REQUIREMENTS:
Keep only those lines of the records that include the string "chart".
Start
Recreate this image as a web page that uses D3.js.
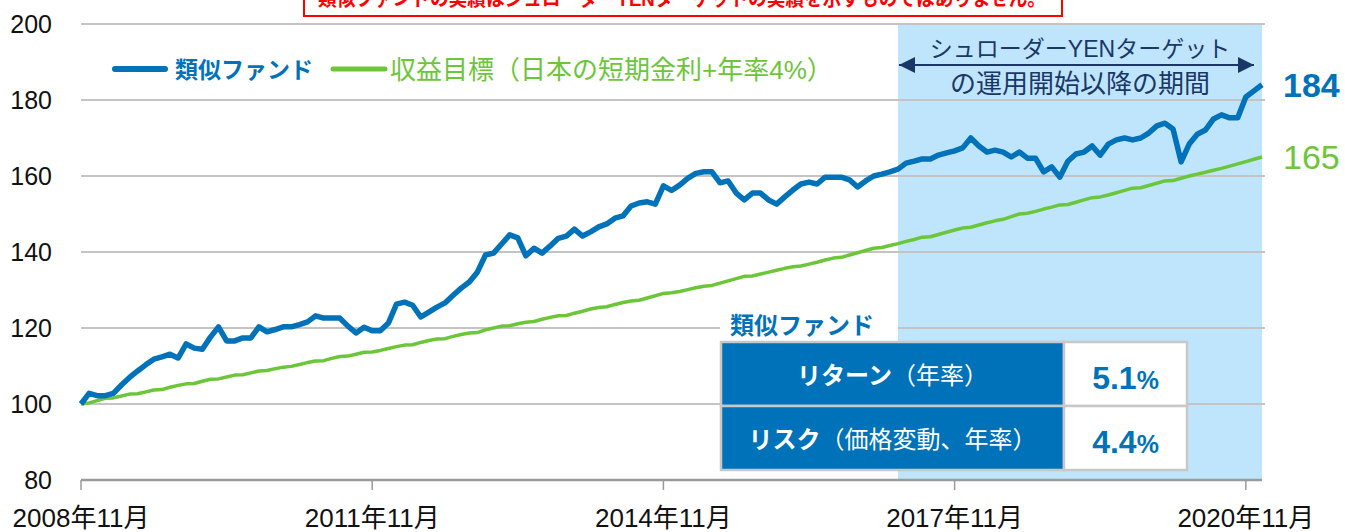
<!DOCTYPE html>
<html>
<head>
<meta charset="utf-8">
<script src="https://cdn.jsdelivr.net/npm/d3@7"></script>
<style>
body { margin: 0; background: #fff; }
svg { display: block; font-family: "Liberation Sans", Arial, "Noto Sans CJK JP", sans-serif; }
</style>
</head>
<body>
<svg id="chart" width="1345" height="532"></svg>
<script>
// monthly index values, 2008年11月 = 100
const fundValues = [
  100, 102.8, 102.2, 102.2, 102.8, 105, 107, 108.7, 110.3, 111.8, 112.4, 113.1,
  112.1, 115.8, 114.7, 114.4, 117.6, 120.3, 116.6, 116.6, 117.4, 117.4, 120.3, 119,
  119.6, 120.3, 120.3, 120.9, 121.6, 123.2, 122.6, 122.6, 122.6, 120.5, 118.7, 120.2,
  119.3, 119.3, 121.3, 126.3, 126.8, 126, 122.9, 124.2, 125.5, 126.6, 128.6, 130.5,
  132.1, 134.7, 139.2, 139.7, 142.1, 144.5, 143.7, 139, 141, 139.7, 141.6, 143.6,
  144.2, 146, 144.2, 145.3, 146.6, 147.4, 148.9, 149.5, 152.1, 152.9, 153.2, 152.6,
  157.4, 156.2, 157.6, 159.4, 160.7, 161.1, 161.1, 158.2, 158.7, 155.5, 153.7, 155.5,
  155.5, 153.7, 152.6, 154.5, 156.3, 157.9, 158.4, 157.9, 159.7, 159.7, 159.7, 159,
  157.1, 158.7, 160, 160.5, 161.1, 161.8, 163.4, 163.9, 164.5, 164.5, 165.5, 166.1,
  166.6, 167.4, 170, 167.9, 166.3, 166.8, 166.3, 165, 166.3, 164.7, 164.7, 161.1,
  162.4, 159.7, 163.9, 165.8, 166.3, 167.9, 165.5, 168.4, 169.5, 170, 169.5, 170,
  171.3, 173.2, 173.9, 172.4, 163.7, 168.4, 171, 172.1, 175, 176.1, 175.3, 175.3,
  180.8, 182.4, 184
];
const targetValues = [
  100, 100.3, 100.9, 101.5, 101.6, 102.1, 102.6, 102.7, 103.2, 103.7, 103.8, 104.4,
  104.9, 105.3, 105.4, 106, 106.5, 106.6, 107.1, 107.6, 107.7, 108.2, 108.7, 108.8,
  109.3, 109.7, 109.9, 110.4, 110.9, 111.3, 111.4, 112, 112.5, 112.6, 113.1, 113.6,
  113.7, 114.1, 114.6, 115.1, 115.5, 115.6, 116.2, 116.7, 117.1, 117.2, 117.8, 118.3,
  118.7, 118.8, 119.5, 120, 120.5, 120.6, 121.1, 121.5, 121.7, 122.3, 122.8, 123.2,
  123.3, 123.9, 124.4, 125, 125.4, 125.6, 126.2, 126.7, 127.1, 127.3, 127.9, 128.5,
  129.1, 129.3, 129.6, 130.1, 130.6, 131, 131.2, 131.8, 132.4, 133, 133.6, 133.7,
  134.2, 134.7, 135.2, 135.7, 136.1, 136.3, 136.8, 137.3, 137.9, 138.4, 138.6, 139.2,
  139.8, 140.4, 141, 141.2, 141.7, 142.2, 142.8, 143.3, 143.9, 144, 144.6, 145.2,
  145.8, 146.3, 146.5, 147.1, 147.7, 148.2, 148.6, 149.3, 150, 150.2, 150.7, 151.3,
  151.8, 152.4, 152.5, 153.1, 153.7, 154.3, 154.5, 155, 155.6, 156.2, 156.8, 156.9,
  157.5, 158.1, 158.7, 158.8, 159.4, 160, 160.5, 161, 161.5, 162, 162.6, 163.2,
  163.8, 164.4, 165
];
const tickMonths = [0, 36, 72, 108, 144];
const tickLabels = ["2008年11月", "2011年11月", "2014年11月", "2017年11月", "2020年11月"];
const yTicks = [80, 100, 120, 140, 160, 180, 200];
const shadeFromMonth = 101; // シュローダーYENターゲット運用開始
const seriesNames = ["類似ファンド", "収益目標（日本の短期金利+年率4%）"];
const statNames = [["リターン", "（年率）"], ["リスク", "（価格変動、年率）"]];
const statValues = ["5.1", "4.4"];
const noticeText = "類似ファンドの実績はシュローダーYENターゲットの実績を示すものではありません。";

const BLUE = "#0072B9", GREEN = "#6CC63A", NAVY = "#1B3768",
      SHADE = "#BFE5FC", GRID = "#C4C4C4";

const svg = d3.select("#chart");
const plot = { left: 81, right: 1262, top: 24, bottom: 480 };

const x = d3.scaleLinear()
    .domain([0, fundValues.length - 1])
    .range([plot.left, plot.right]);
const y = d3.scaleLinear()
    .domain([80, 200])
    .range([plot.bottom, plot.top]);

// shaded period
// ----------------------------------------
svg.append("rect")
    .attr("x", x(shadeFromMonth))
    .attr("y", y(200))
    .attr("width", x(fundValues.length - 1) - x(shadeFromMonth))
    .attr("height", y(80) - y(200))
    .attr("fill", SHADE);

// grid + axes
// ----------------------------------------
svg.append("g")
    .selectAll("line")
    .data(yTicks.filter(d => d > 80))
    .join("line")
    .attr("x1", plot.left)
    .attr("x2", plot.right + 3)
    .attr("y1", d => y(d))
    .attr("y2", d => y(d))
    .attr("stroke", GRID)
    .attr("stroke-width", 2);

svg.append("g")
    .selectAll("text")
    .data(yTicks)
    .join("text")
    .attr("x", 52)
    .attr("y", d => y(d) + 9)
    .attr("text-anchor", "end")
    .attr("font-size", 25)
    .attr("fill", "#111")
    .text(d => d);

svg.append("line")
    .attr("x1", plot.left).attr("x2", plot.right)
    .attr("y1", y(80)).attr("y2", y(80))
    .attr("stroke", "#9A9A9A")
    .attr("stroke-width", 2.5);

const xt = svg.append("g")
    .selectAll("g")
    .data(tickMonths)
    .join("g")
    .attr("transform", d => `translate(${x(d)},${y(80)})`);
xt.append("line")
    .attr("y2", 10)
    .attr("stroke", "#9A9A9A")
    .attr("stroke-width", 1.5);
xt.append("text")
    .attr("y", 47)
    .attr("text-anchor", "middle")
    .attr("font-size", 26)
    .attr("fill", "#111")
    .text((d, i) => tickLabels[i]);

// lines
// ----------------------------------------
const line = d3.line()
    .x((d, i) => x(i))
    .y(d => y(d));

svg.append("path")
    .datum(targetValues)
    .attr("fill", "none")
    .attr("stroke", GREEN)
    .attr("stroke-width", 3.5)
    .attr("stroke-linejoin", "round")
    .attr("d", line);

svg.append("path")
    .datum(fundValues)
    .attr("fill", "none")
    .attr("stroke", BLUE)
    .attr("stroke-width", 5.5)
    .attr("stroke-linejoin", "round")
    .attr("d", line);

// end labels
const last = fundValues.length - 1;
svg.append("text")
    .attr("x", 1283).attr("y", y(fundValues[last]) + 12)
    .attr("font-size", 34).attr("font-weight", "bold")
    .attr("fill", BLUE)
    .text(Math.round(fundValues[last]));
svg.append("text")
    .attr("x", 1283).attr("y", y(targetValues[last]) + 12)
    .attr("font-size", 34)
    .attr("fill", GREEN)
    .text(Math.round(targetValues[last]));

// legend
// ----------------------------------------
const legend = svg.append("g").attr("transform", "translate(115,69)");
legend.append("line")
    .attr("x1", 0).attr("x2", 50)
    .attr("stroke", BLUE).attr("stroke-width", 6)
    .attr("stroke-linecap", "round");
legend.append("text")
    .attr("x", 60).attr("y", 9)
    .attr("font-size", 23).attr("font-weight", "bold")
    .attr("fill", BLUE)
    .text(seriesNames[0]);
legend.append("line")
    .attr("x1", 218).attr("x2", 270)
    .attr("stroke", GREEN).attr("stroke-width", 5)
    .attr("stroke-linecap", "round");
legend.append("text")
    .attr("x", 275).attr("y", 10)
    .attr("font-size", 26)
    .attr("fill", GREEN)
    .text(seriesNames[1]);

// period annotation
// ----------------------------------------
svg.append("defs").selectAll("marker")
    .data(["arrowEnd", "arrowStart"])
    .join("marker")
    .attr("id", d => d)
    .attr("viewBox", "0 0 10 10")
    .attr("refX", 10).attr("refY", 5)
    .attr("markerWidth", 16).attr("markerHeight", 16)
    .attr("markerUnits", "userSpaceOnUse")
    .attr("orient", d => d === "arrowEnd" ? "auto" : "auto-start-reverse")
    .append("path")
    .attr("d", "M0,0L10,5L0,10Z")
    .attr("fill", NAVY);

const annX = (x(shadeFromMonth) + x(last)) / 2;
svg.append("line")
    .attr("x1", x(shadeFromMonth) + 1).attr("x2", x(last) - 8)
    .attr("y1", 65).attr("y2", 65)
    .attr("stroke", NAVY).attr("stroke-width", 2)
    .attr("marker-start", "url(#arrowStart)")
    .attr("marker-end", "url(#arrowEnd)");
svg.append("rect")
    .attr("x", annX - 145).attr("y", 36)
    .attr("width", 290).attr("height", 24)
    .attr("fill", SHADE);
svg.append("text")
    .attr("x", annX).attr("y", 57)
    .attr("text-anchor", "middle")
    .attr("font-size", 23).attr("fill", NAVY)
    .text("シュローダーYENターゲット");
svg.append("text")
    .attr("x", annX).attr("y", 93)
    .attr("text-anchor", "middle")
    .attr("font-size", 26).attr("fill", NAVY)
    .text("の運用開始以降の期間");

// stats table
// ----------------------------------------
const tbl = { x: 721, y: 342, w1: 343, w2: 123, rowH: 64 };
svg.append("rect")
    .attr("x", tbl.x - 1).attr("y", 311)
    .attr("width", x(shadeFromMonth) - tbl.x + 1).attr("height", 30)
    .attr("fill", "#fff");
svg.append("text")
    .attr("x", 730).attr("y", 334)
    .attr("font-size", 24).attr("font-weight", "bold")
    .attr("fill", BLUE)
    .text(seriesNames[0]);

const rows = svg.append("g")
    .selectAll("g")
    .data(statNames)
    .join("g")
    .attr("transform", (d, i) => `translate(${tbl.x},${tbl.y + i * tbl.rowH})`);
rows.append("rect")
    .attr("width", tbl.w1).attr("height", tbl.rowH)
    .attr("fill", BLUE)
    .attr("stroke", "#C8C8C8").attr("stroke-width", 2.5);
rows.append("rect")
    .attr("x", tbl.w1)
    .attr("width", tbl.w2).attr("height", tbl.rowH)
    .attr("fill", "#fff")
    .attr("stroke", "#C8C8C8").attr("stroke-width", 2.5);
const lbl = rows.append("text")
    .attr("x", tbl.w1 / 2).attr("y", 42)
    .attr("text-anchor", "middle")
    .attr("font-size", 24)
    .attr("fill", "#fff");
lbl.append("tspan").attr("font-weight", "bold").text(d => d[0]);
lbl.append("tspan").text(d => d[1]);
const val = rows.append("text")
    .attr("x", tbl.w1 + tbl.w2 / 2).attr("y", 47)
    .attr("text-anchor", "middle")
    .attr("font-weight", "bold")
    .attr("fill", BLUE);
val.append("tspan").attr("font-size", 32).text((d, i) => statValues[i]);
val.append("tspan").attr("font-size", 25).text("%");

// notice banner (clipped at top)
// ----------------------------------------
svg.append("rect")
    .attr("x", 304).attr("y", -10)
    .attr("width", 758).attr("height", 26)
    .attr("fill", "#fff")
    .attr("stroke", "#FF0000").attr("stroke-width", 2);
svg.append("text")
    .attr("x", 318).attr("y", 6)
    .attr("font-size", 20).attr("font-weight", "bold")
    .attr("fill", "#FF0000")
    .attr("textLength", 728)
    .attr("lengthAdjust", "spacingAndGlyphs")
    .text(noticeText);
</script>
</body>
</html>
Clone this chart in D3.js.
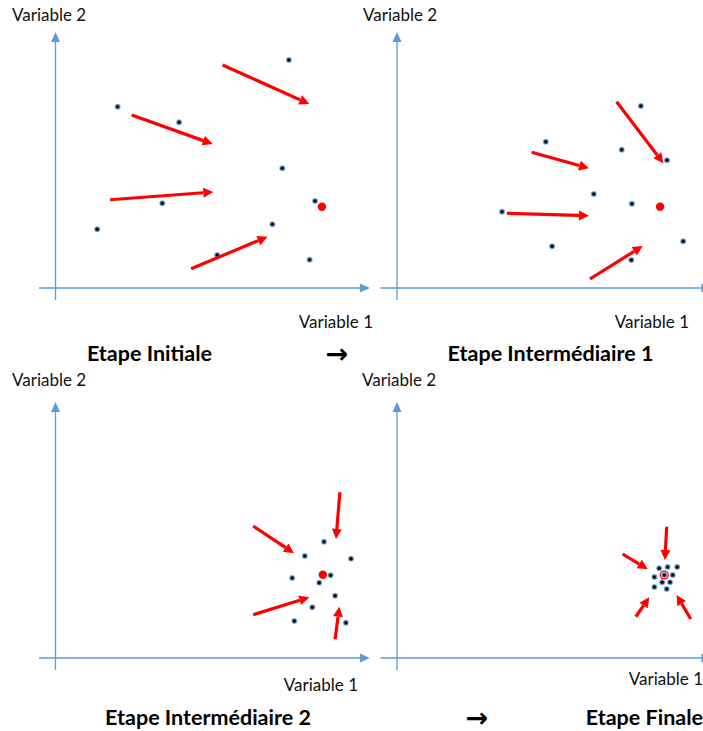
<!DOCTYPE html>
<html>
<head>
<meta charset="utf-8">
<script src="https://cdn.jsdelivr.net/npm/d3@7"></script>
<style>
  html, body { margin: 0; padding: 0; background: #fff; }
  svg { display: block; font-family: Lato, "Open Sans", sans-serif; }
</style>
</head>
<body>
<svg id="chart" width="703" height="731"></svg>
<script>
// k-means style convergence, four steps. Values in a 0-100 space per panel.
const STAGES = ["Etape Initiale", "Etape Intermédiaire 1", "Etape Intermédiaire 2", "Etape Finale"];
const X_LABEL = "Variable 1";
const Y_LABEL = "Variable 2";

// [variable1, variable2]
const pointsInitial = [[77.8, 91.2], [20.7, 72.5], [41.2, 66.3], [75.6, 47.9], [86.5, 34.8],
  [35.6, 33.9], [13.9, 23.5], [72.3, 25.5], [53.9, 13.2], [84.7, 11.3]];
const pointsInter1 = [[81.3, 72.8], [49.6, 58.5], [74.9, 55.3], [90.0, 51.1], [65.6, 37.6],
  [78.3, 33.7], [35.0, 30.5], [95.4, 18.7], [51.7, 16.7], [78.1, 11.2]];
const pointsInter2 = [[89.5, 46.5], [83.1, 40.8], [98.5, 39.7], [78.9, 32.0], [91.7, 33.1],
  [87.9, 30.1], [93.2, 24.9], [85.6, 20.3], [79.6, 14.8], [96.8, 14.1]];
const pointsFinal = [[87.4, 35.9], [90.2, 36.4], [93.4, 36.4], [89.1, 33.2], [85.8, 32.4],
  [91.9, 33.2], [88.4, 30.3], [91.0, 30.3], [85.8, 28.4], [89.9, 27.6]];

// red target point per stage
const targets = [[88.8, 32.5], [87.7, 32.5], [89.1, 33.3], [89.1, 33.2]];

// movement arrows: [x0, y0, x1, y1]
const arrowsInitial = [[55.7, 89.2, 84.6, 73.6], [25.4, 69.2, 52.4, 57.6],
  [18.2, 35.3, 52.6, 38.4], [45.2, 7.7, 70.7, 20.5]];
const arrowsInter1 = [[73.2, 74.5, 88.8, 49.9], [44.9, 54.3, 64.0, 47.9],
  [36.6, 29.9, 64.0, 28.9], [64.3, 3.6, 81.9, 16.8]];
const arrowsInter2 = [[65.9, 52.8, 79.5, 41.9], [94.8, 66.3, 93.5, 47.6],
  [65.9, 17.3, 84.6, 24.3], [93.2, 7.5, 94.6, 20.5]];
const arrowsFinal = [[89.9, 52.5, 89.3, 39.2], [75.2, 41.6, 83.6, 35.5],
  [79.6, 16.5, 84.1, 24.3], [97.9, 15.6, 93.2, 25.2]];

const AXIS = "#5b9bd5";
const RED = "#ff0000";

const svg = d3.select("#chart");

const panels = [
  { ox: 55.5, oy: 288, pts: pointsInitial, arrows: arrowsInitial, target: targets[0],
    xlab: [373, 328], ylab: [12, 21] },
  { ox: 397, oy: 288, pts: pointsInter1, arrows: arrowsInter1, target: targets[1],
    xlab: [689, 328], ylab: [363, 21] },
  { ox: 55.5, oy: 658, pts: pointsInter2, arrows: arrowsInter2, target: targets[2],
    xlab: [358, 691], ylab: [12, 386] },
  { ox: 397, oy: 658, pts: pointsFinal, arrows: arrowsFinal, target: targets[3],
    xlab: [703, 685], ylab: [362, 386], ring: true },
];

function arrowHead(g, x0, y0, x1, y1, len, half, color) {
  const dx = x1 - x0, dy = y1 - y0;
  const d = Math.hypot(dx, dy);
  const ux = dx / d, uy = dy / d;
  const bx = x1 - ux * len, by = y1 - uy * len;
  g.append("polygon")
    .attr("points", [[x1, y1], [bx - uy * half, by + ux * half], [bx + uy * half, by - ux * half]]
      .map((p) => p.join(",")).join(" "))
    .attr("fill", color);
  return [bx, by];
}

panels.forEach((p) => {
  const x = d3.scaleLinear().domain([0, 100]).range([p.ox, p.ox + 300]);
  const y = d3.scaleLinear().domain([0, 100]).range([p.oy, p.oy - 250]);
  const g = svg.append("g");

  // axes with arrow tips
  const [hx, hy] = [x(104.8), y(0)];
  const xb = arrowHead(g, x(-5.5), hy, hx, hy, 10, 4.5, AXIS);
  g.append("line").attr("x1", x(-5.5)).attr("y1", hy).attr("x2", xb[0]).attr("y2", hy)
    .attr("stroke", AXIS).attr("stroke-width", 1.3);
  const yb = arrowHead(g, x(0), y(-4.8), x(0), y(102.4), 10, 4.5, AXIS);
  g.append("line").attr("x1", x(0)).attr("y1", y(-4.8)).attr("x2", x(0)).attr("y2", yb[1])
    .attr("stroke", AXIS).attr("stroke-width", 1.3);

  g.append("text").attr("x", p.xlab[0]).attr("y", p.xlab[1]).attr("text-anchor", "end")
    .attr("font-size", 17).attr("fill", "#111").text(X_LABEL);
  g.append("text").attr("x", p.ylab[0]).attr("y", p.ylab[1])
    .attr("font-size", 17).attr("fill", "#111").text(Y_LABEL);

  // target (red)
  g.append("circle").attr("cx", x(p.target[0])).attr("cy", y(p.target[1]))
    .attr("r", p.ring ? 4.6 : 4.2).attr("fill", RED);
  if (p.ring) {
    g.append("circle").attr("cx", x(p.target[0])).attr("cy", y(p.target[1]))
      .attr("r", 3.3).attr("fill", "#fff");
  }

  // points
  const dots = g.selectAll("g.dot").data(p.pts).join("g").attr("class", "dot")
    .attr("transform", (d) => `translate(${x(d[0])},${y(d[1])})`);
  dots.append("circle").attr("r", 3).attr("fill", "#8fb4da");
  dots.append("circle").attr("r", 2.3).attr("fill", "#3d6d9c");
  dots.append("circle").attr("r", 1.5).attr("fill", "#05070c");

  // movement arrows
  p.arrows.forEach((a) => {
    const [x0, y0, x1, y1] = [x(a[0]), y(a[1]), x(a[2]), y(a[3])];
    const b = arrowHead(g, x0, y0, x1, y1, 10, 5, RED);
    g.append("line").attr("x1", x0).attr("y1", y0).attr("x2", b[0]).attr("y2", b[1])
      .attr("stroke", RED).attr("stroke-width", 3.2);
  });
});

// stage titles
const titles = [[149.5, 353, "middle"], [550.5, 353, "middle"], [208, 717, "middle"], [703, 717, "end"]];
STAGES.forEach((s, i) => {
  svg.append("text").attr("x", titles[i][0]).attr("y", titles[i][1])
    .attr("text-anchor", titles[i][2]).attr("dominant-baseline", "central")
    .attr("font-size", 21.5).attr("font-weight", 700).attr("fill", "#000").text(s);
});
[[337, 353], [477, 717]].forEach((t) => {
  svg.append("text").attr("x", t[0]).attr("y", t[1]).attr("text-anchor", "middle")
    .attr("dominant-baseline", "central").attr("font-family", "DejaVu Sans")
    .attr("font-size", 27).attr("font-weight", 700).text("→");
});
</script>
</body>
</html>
End
ANSWER BELOW:
<svg id="chart" width="1345" height="532"></svg>
const svg = d3.select("#chart");
Clone this chart in D3.js.
<svg id="chart" width="703" height="731"></svg>
const svg = d3.select("#chart");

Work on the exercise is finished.